WRITTEN PROBLEM >>
Leave out every picture, then transcribe the rest of the listing exactly.

--- BEGIN INPUT DATA ---

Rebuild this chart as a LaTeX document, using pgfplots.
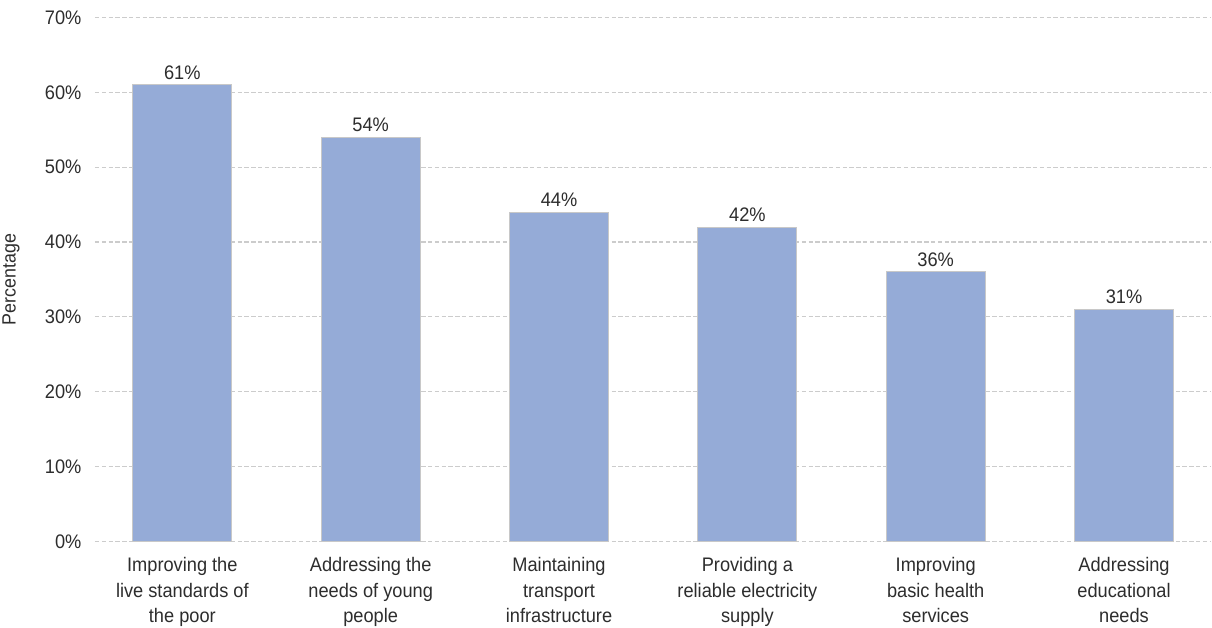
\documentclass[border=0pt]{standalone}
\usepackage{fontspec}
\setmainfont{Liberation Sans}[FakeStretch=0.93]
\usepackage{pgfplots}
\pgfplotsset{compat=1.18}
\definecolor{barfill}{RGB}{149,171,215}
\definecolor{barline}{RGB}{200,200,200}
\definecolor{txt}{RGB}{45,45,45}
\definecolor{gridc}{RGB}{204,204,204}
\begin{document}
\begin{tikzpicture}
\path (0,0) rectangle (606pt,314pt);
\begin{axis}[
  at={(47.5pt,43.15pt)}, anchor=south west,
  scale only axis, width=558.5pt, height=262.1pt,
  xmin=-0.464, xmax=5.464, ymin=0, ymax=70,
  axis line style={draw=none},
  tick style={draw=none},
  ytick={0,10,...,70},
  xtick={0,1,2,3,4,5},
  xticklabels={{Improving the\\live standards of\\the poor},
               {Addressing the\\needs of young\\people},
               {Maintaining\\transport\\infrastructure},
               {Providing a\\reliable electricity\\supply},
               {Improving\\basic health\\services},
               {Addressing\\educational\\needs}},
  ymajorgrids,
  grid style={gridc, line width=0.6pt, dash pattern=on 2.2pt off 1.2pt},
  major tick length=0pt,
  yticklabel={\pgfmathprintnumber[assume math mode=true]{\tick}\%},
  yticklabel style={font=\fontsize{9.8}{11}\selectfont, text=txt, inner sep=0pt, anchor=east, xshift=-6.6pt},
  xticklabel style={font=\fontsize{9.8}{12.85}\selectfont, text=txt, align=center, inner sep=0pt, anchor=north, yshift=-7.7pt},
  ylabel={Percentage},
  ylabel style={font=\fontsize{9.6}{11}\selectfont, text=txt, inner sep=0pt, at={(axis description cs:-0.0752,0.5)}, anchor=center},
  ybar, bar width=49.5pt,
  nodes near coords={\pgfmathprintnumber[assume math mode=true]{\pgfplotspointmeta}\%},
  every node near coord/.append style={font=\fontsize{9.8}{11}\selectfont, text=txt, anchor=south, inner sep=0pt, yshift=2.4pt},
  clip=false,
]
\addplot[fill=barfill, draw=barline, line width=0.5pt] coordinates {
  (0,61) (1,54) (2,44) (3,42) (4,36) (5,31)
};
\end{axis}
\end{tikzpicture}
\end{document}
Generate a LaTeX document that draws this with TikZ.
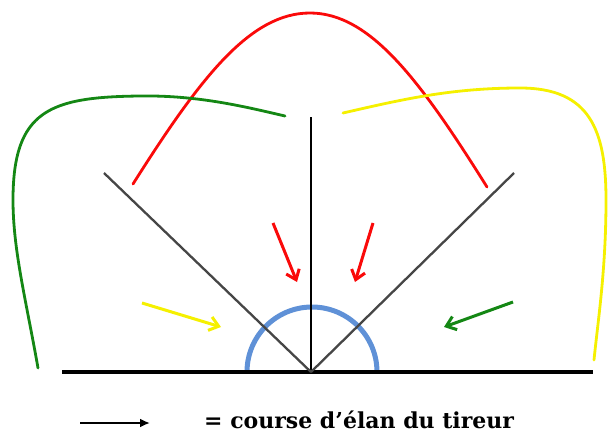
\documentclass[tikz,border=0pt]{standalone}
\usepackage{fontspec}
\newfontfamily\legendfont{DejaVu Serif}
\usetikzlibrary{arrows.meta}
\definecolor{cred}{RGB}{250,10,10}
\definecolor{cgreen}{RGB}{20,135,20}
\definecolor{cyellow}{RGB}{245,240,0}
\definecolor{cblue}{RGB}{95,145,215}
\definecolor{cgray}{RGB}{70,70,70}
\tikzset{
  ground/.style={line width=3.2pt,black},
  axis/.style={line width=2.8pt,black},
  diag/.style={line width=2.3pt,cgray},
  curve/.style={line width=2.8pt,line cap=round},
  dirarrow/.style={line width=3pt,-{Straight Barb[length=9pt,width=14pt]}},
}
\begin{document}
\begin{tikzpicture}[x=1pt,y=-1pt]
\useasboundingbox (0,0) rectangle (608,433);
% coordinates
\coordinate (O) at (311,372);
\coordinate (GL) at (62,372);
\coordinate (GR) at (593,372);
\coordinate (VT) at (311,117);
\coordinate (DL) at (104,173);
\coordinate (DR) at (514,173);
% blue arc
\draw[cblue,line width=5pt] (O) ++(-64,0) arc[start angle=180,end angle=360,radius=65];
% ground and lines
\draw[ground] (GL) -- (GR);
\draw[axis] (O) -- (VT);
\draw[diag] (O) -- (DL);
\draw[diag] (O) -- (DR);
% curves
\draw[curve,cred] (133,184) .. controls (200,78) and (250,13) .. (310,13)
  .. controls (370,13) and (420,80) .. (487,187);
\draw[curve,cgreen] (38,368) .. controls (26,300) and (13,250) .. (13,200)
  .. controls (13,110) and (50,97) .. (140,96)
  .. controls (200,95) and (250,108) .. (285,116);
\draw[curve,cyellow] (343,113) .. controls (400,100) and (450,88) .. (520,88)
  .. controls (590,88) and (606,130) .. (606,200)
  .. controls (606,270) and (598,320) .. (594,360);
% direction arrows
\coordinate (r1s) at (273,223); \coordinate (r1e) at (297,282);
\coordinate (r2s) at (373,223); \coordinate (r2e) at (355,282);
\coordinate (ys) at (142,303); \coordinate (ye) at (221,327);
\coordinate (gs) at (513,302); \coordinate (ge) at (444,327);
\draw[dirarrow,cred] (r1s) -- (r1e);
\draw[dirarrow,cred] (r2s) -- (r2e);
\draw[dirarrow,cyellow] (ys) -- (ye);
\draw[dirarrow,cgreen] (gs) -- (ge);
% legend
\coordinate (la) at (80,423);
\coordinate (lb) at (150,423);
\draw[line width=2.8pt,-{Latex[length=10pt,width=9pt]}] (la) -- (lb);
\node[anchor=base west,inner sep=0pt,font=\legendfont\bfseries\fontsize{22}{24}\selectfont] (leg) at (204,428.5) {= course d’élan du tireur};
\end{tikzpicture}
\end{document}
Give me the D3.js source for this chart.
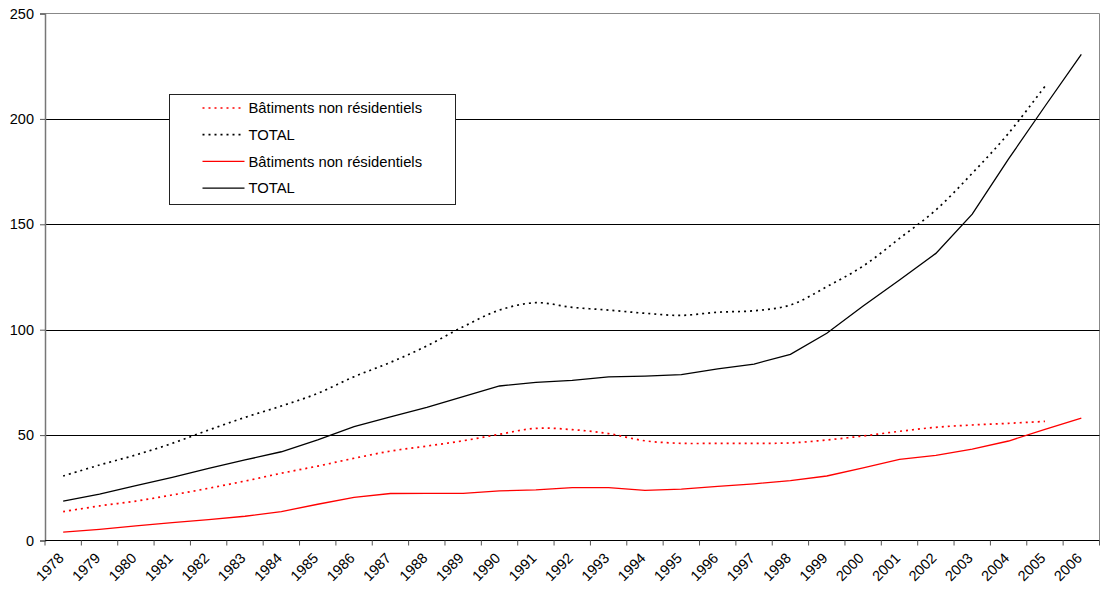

--- END INPUT DATA ---

FULL OUTPUT >>
Rebuild this chart as a LaTeX document, using pgfplots.
\documentclass[border=0pt]{standalone}
\usepackage{fontspec}
\setmainfont{Liberation Sans}[FakeStretch=0.93]
\usepackage{pgfplots}
\pgfplotsset{compat=1.18}
\definecolor{barfill}{RGB}{149,171,215}
\definecolor{barline}{RGB}{200,200,200}
\definecolor{txt}{RGB}{45,45,45}
\definecolor{gridc}{RGB}{204,204,204}
\begin{document}
\begin{tikzpicture}
\path (0,0) rectangle (606pt,314pt);
\begin{axis}[
  at={(47.5pt,43.15pt)}, anchor=south west,
  scale only axis, width=558.5pt, height=262.1pt,
  xmin=-0.464, xmax=5.464, ymin=0, ymax=70,
  axis line style={draw=none},
  tick style={draw=none},
  ytick={0,10,...,70},
  xtick={0,1,2,3,4,5},
  xticklabels={{Improving the\\live standards of\\the poor},
               {Addressing the\\needs of young\\people},
               {Maintaining\\transport\\infrastructure},
               {Providing a\\reliable electricity\\supply},
               {Improving\\basic health\\services},
               {Addressing\\educational\\needs}},
  ymajorgrids,
  grid style={gridc, line width=0.6pt, dash pattern=on 2.2pt off 1.2pt},
  major tick length=0pt,
  yticklabel={\pgfmathprintnumber[assume math mode=true]{\tick}\%},
  yticklabel style={font=\fontsize{9.8}{11}\selectfont, text=txt, inner sep=0pt, anchor=east, xshift=-6.6pt},
  xticklabel style={font=\fontsize{9.8}{12.85}\selectfont, text=txt, align=center, inner sep=0pt, anchor=north, yshift=-7.7pt},
  ylabel={Percentage},
  ylabel style={font=\fontsize{9.6}{11}\selectfont, text=txt, inner sep=0pt, at={(axis description cs:-0.0752,0.5)}, anchor=center},
  ybar, bar width=49.5pt,
  nodes near coords={\pgfmathprintnumber[assume math mode=true]{\pgfplotspointmeta}\%},
  every node near coord/.append style={font=\fontsize{9.8}{11}\selectfont, text=txt, anchor=south, inner sep=0pt, yshift=2.4pt},
  clip=false,
]
\addplot[fill=barfill, draw=barline, line width=0.5pt] coordinates {
  (0,61) (1,54) (2,44) (3,42) (4,36) (5,31)
};
\end{axis}
\end{tikzpicture}
\end{document}
Generate a LaTeX document that draws this with TikZ.
\documentclass[tikz,border=0pt]{standalone}
\usepackage{fontspec}
\newfontfamily\legendfont{DejaVu Serif}
\usetikzlibrary{arrows.meta}
\definecolor{cred}{RGB}{250,10,10}
\definecolor{cgreen}{RGB}{20,135,20}
\definecolor{cyellow}{RGB}{245,240,0}
\definecolor{cblue}{RGB}{95,145,215}
\definecolor{cgray}{RGB}{70,70,70}
\tikzset{
  ground/.style={line width=3.2pt,black},
  axis/.style={line width=2.8pt,black},
  diag/.style={line width=2.3pt,cgray},
  curve/.style={line width=2.8pt,line cap=round},
  dirarrow/.style={line width=3pt,-{Straight Barb[length=9pt,width=14pt]}},
}
\begin{document}
\begin{tikzpicture}[x=1pt,y=-1pt]
\useasboundingbox (0,0) rectangle (608,433);
% coordinates
\coordinate (O) at (311,372);
\coordinate (GL) at (62,372);
\coordinate (GR) at (593,372);
\coordinate (VT) at (311,117);
\coordinate (DL) at (104,173);
\coordinate (DR) at (514,173);
% blue arc
\draw[cblue,line width=5pt] (O) ++(-64,0) arc[start angle=180,end angle=360,radius=65];
% ground and lines
\draw[ground] (GL) -- (GR);
\draw[axis] (O) -- (VT);
\draw[diag] (O) -- (DL);
\draw[diag] (O) -- (DR);
% curves
\draw[curve,cred] (133,184) .. controls (200,78) and (250,13) .. (310,13)
  .. controls (370,13) and (420,80) .. (487,187);
\draw[curve,cgreen] (38,368) .. controls (26,300) and (13,250) .. (13,200)
  .. controls (13,110) and (50,97) .. (140,96)
  .. controls (200,95) and (250,108) .. (285,116);
\draw[curve,cyellow] (343,113) .. controls (400,100) and (450,88) .. (520,88)
  .. controls (590,88) and (606,130) .. (606,200)
  .. controls (606,270) and (598,320) .. (594,360);
% direction arrows
\coordinate (r1s) at (273,223); \coordinate (r1e) at (297,282);
\coordinate (r2s) at (373,223); \coordinate (r2e) at (355,282);
\coordinate (ys) at (142,303); \coordinate (ye) at (221,327);
\coordinate (gs) at (513,302); \coordinate (ge) at (444,327);
\draw[dirarrow,cred] (r1s) -- (r1e);
\draw[dirarrow,cred] (r2s) -- (r2e);
\draw[dirarrow,cyellow] (ys) -- (ye);
\draw[dirarrow,cgreen] (gs) -- (ge);
% legend
\coordinate (la) at (80,423);
\coordinate (lb) at (150,423);
\draw[line width=2.8pt,-{Latex[length=10pt,width=9pt]}] (la) -- (lb);
\node[anchor=base west,inner sep=0pt,font=\legendfont\bfseries\fontsize{22}{24}\selectfont] (leg) at (204,428.5) {= course d’élan du tireur};
\end{tikzpicture}
\end{document}
Give me the D3.js source for this chart.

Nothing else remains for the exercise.